Inventor de bonitezas, Antônio Rabelo mostra contra a luz pingentes, brincos e anéis para que se vejam os tons dos espinhos de cactos incrustrados, como se fossem estrelas. Explica que os mais escuros são bem antigos e os mais claros mais recentes na natureza. A prata pontuada em luz de espinhos guarda uma elegância singular.

Rabelo exibe uma de suas joias. Imagem: Sesc-Ceará.

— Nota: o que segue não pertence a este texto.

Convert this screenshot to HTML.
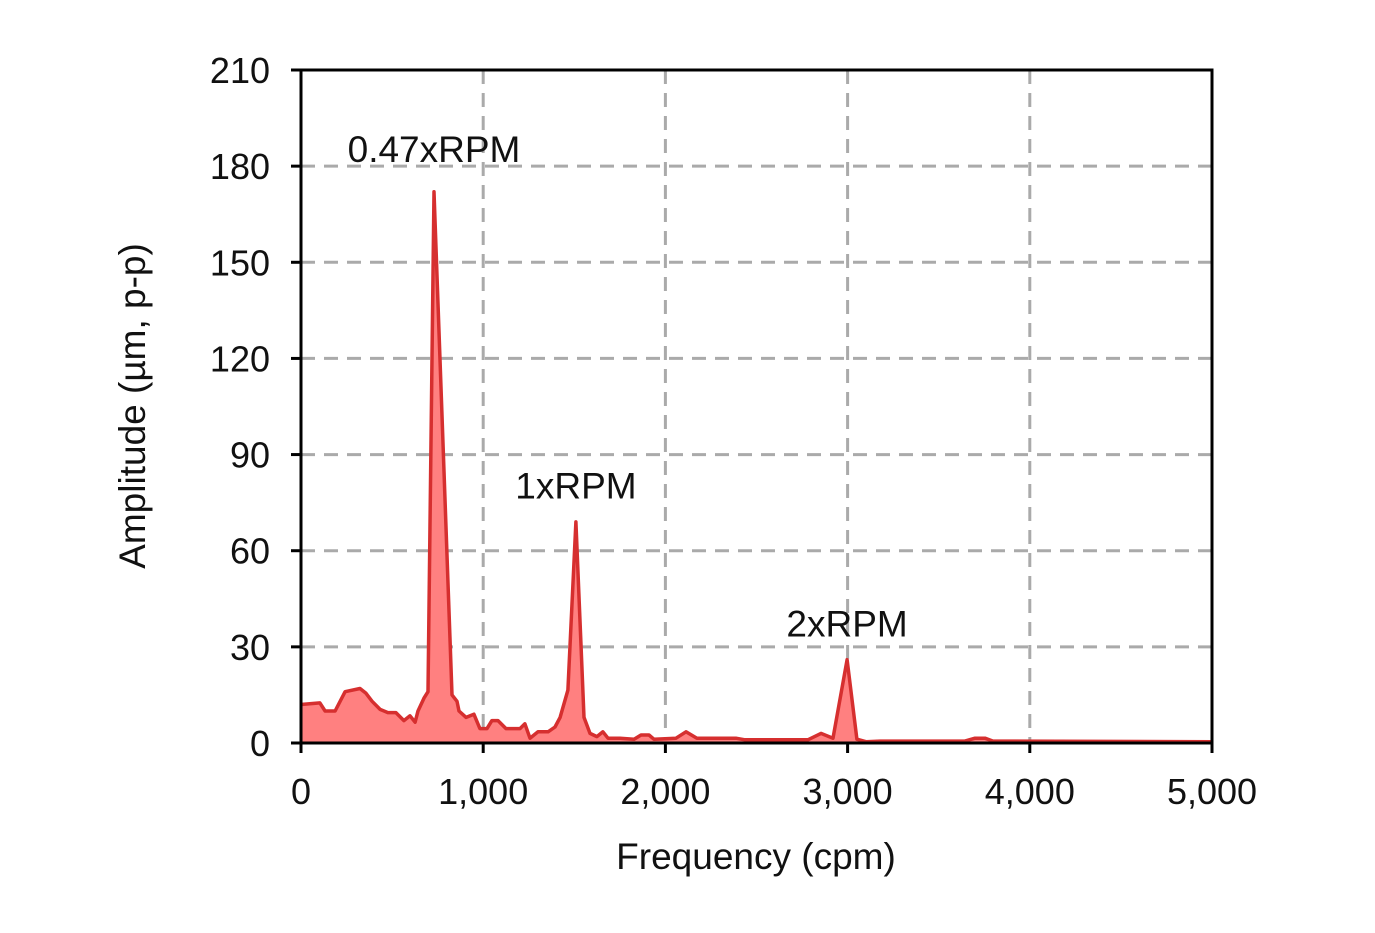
<!DOCTYPE html>
<html><head><meta charset="utf-8"><style>
html,body{margin:0;padding:0;background:#fff;}
svg{display:block;font-family:"Liberation Sans",Arial,sans-serif;}
</style></head><body>
<svg id="chart" width="1375" height="933" viewBox="0 0 1375 933" xmlns="http://www.w3.org/2000/svg">
<g id="grid"></g>
<g id="series"></g>
<g id="axes"></g>
<g id="labels"></g>
</svg>
<script>
const freqs=[0,104,132,187,242,324,357,390,434,477,521,565,598,626,642,675,697,730,829,856,867,906,949,982,1021,1048,1081,1125,1202,1229,1257,1301,1356,1394,1422,1465,1509,1553,1586,1624,1657,1685,1751,1828,1866,1910,1937,2058,2113,2173,2387,2437,2782,2854,2920,2997,3051,3101,3178,3644,3699,3754,3798,5000];
const amps=[12,12.5,10,10,16,17,15.5,13,10.5,9.5,9.5,7,8.5,6.5,10,14,16,172,15,13,10,8,9,4.5,4.5,7,7,4.5,4.5,6,1.5,3.5,3.5,5,8,16.5,69,8,3,2,3.5,1.5,1.5,1.2,2.5,2.5,1.2,1.5,3.5,1.5,1.5,1,1,3,1.5,26,1.2,0.4,0.6,0.6,1.5,1.5,0.6,0.4];
const xTicks=[0,1000,2000,3000,4000,5000];
const xTickLabels=["0","1,000","2,000","3,000","4,000","5,000"];
const yTicks=[0,30,60,90,120,150,180,210];
const annotationTexts=["0.47xRPM","1xRPM","2xRPM"];
const annotationFreqs=[730,1509,2997];
const annotationAmps=[185,80,37];

const X0=301,X1=1212,Y0=743,Y1=70;
const xs=f=>X0+(f/5000)*(X1-X0);
const ys=a=>Y0-(a/210)*(Y0-Y1);
const NS="http://www.w3.org/2000/svg";
function mk(tag,attrs,parent){const e=document.createElementNS(NS,tag);for(const k in attrs)e.setAttribute(k,attrs[k]);parent.appendChild(e);return e;}
const grid=document.getElementById('grid'),series=document.getElementById('series'),axes=document.getElementById('axes'),labels=document.getElementById('labels');

xTicks.forEach((t,i)=>{
  if(i>0&&i<xTicks.length-1){const l=mk('line',{x1:xs(t),x2:xs(t),y1:Y1,y2:Y0,stroke:'#aaa','stroke-width':3,'stroke-dasharray':'14 9'},grid);
  
  }
  const tk=mk('line',{x1:xs(t),x2:xs(t),y1:Y0,y2:Y0+10,stroke:'#000','stroke-width':3},axes);
  
  
  const tx=mk('text',{x:xs(t),y:Y0+61,'text-anchor':'middle','font-size':36,fill:'#111'},axes);
  tx.textContent=xTickLabels[i];
  
  
});
yTicks.forEach(t=>{
  if(t>0&&t<210){const l=mk('line',{x1:X0,x2:X1,y1:ys(t),y2:ys(t),stroke:'#aaa','stroke-width':3,'stroke-dasharray':'14 9'},grid);
  
  }
  const tk=mk('line',{x1:X0-10,x2:X0,y1:ys(t),y2:ys(t),stroke:'#000','stroke-width':3},axes);
  
  
  const tx=mk('text',{x:X0-31,y:ys(t)+13,'text-anchor':'end','font-size':36,fill:'#111'},axes);
  tx.textContent=String(t);
  
  
});

let pts=freqs.map((f,i)=>xs(f).toFixed(1)+','+ys(amps[i]).toFixed(1));
const area=mk('polygon',{points:xs(freqs[0])+','+Y0+' '+pts.join(' ')+' '+xs(freqs[freqs.length-1])+','+Y0,fill:'#ff8080',stroke:'none'},series);


const line=mk('polyline',{points:pts.join(' '),fill:'none',stroke:'#d62f2f','stroke-width':3.5,'stroke-linejoin':'round'},series);



const frame=mk('rect',{x:X0,y:Y1,width:X1-X0,height:Y0-Y1,fill:'none',stroke:'#000','stroke-width':3},axes);



const xt=mk('text',{x:756,y:869,'text-anchor':'middle','font-size':37,fill:'#111'},axes);
xt.textContent='Frequency (cpm)';


const yt=mk('text',{x:0,y:0,'text-anchor':'middle','font-size':37,fill:'#111',transform:'translate(145,406) rotate(-90)'},axes);
yt.textContent='Amplitude (µm, p-p)';



annotationTexts.forEach((txt,i)=>{
  const t=mk('text',{x:xs(annotationFreqs[i]),y:ys(annotationAmps[i])+12,'text-anchor':'middle','font-size':37,fill:'#111'},labels);
  t.textContent=txt;
  
  
});
</script>
</body></html>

Alegra-me encontrar esse Nordeste vibrante e intenso na arte que atravessa com desenvoltura o ciclo dos elementos e do ser humano natureza. As peças de Rabelo soaram para mim como “Ave de Prata”, de Zé Ramalho: “Muito mais do que muito (…) Muito mais do que fera / Mais do que bicho / Quando quer procriar / Uma espécie / Sementes da água / Mistério da luz”.

Antônio Rabelo é acima de tudo um contador de histórias. Estar com ele no museu é presenciar uma amálgama do que ele conta e das peças que faz. As muitas situações que ele viveu, sobreviveu e reviveu para chegar ao destacado designer de joias com pedras e espinhos do sertão estão todas unidas e espalhadas em sua obra, exposta também em seu portal de internet.

Um desenho puxa o outro e todos os adornos do museu revelam um artista de intuição aguçada, impulsivo e em constante e acelerado fluxo criativo, que encontrou o equilibrado realizador no aconchego da dona Lúcia e dos filhos David e Darvin, que estão sempre com ele nos afazeres de casa, da oficina e pelo mundo em aventuras de variados esportes e estripulias.

Em que pese a multiplicidade de ideias e realizações que o atraem a todo instante, Antônio Rabelo demonstra que seu ponto de concentração mais estável é a joalheria; o terreno fértil onde brota a sua criação mais requintada. Neste ofício, ele descobriu o quanto lapidar, polir e dar forma a uma gema, a torna grandiosa e, assim como a vida, sua posição como pedra principal e de acentuação.

Transformar espinhos e pedras do semiárido em joias tem um papel de rompimento paradigmático em uma região historicamente instruída para não perceber seus potenciais de riqueza. Antônio Rabelo é um amante da Caatinga que pelas veredas da arte despertou para a raridade que existe na abundância.